◆ WHAT TO WORK ON ◆
Starting at the first line of the listing below, repeat each line up to and including the one containing "minimum height=33pt] (n6)". Leave out pictures.

◆ DATA SECTION ◆
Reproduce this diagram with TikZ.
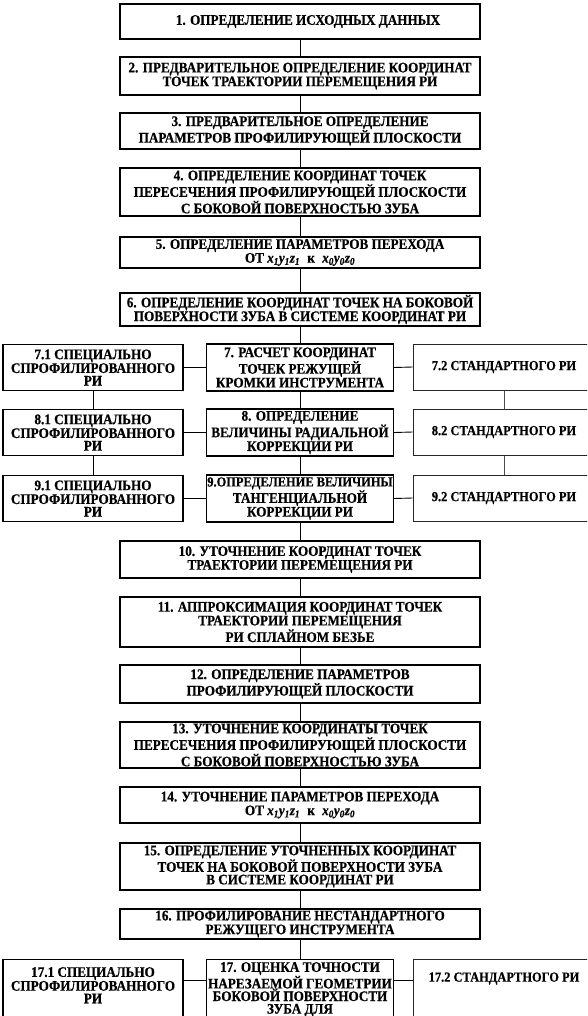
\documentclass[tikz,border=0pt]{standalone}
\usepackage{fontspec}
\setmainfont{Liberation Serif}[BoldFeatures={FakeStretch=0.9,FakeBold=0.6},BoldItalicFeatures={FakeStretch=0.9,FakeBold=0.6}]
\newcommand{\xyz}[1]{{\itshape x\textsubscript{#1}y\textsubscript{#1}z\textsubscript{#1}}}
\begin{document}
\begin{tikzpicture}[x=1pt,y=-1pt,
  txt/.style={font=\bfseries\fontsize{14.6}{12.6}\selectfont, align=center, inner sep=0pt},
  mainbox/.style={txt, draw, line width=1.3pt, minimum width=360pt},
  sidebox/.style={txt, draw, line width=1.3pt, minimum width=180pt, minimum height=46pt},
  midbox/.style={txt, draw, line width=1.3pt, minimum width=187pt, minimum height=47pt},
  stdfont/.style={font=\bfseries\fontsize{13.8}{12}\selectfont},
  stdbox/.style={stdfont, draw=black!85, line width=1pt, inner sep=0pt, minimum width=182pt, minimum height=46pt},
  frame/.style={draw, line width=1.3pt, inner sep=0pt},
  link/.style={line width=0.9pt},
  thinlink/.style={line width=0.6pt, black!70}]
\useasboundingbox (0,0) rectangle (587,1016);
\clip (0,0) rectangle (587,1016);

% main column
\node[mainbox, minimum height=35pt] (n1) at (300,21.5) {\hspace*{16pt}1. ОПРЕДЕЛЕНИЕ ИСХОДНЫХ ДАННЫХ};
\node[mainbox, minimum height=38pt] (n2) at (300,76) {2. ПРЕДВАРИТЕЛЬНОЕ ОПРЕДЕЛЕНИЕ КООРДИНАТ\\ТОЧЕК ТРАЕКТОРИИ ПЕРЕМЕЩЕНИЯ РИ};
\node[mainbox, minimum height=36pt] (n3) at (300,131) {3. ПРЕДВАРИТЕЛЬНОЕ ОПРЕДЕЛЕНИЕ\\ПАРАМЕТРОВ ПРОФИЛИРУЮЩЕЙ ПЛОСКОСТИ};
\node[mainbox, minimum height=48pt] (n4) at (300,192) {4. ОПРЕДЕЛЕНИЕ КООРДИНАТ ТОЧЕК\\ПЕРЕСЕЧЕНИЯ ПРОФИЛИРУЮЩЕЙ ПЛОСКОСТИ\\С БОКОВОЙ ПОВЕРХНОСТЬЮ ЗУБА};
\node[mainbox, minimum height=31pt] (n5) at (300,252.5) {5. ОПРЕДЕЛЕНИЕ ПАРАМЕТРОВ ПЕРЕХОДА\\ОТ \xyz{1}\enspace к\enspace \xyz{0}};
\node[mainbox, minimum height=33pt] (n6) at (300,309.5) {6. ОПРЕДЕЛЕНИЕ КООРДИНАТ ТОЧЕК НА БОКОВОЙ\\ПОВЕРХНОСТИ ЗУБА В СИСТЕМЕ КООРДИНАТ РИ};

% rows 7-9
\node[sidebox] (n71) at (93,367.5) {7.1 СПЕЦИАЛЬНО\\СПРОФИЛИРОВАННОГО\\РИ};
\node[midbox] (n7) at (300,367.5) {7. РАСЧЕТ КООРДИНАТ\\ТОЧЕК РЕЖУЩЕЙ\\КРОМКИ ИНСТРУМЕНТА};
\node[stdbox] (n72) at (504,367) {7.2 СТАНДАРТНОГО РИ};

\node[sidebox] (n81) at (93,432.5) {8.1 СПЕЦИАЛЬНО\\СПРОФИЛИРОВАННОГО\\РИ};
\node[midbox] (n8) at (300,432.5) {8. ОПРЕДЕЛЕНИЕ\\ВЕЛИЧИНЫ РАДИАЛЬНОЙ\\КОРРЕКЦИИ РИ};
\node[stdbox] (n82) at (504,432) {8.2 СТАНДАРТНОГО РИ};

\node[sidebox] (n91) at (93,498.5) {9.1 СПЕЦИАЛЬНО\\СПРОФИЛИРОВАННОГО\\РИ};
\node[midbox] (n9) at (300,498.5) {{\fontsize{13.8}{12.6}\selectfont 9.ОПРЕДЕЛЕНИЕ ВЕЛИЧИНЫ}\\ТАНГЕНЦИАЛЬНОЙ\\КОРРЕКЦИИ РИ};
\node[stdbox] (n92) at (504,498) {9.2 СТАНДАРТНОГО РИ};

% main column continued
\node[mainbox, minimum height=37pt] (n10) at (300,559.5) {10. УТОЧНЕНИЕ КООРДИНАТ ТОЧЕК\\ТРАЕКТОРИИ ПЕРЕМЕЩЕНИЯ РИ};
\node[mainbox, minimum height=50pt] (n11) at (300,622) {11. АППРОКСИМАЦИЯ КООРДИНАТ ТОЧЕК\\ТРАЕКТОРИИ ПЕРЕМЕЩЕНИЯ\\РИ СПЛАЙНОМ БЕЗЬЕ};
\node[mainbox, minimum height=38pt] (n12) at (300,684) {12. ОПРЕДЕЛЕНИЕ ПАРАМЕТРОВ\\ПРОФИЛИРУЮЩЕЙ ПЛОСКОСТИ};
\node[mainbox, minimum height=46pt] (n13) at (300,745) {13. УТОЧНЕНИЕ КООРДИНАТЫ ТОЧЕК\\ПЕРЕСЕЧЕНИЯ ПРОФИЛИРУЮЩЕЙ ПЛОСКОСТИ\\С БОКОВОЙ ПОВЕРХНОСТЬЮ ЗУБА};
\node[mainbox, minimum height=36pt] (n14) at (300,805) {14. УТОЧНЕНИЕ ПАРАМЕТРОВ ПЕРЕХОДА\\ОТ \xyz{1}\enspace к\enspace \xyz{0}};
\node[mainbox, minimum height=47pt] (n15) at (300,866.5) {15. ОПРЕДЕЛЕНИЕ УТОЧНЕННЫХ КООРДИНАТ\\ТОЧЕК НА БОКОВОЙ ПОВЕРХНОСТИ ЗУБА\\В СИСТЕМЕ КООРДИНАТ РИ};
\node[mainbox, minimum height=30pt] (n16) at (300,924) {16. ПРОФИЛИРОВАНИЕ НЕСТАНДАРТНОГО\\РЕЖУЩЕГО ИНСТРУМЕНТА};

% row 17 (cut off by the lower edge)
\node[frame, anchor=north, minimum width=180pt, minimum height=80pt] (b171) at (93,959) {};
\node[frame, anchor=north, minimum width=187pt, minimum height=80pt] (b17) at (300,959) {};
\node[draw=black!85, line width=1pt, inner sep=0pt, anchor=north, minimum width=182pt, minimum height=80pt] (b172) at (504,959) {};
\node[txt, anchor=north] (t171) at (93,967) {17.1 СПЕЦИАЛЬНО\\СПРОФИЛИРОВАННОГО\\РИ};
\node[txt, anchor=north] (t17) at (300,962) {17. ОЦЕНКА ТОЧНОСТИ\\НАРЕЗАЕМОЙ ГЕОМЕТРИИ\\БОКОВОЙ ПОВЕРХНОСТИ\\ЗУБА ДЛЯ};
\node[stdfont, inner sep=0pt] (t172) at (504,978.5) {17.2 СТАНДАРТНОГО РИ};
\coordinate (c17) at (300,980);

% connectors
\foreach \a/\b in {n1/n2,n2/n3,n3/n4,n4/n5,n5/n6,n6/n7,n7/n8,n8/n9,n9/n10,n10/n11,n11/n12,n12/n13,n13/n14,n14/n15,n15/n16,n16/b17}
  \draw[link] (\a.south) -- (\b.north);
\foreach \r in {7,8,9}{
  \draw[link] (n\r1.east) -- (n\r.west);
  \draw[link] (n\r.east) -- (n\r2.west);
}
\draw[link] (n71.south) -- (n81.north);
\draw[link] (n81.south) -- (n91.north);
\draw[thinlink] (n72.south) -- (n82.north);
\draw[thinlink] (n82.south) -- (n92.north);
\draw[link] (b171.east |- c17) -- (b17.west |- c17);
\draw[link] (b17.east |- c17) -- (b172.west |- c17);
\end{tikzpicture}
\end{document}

◆ IN RESPONSE ◆
Reproduce this diagram with TikZ.
\documentclass[tikz,border=0pt]{standalone}
\usepackage{fontspec}
\setmainfont{Liberation Serif}[BoldFeatures={FakeStretch=0.9,FakeBold=0.6},BoldItalicFeatures={FakeStretch=0.9,FakeBold=0.6}]
\newcommand{\xyz}[1]{{\itshape x\textsubscript{#1}y\textsubscript{#1}z\textsubscript{#1}}}
\begin{document}
\begin{tikzpicture}[x=1pt,y=-1pt,
  txt/.style={font=\bfseries\fontsize{14.6}{12.6}\selectfont, align=center, inner sep=0pt},
  mainbox/.style={txt, draw, line width=1.3pt, minimum width=360pt},
  sidebox/.style={txt, draw, line width=1.3pt, minimum width=180pt, minimum height=46pt},
  midbox/.style={txt, draw, line width=1.3pt, minimum width=187pt, minimum height=47pt},
  stdfont/.style={font=\bfseries\fontsize{13.8}{12}\selectfont},
  stdbox/.style={stdfont, draw=black!85, line width=1pt, inner sep=0pt, minimum width=182pt, minimum height=46pt},
  frame/.style={draw, line width=1.3pt, inner sep=0pt},
  link/.style={line width=0.9pt},
  thinlink/.style={line width=0.6pt, black!70}]
\useasboundingbox (0,0) rectangle (587,1016);
\clip (0,0) rectangle (587,1016);

% main column
\node[mainbox, minimum height=35pt] (n1) at (300,21.5) {\hspace*{16pt}1. ОПРЕДЕЛЕНИЕ ИСХОДНЫХ ДАННЫХ};
\node[mainbox, minimum height=38pt] (n2) at (300,76) {2. ПРЕДВАРИТЕЛЬНОЕ ОПРЕДЕЛЕНИЕ КООРДИНАТ\\ТОЧЕК ТРАЕКТОРИИ ПЕРЕМЕЩЕНИЯ РИ};
\node[mainbox, minimum height=36pt] (n3) at (300,131) {3. ПРЕДВАРИТЕЛЬНОЕ ОПРЕДЕЛЕНИЕ\\ПАРАМЕТРОВ ПРОФИЛИРУЮЩЕЙ ПЛОСКОСТИ};
\node[mainbox, minimum height=48pt] (n4) at (300,192) {4. ОПРЕДЕЛЕНИЕ КООРДИНАТ ТОЧЕК\\ПЕРЕСЕЧЕНИЯ ПРОФИЛИРУЮЩЕЙ ПЛОСКОСТИ\\С БОКОВОЙ ПОВЕРХНОСТЬЮ ЗУБА};
\node[mainbox, minimum height=31pt] (n5) at (300,252.5) {5. ОПРЕДЕЛЕНИЕ ПАРАМЕТРОВ ПЕРЕХОДА\\ОТ \xyz{1}\enspace к\enspace \xyz{0}};
\node[mainbox, minimum height=33pt] (n6) at (300,309.5) {6. ОПРЕДЕЛЕНИЕ КООРДИНАТ ТОЧЕК НА БОКОВОЙ\\ПОВЕРХНОСТИ ЗУБА В СИСТЕМЕ КООРДИНАТ РИ};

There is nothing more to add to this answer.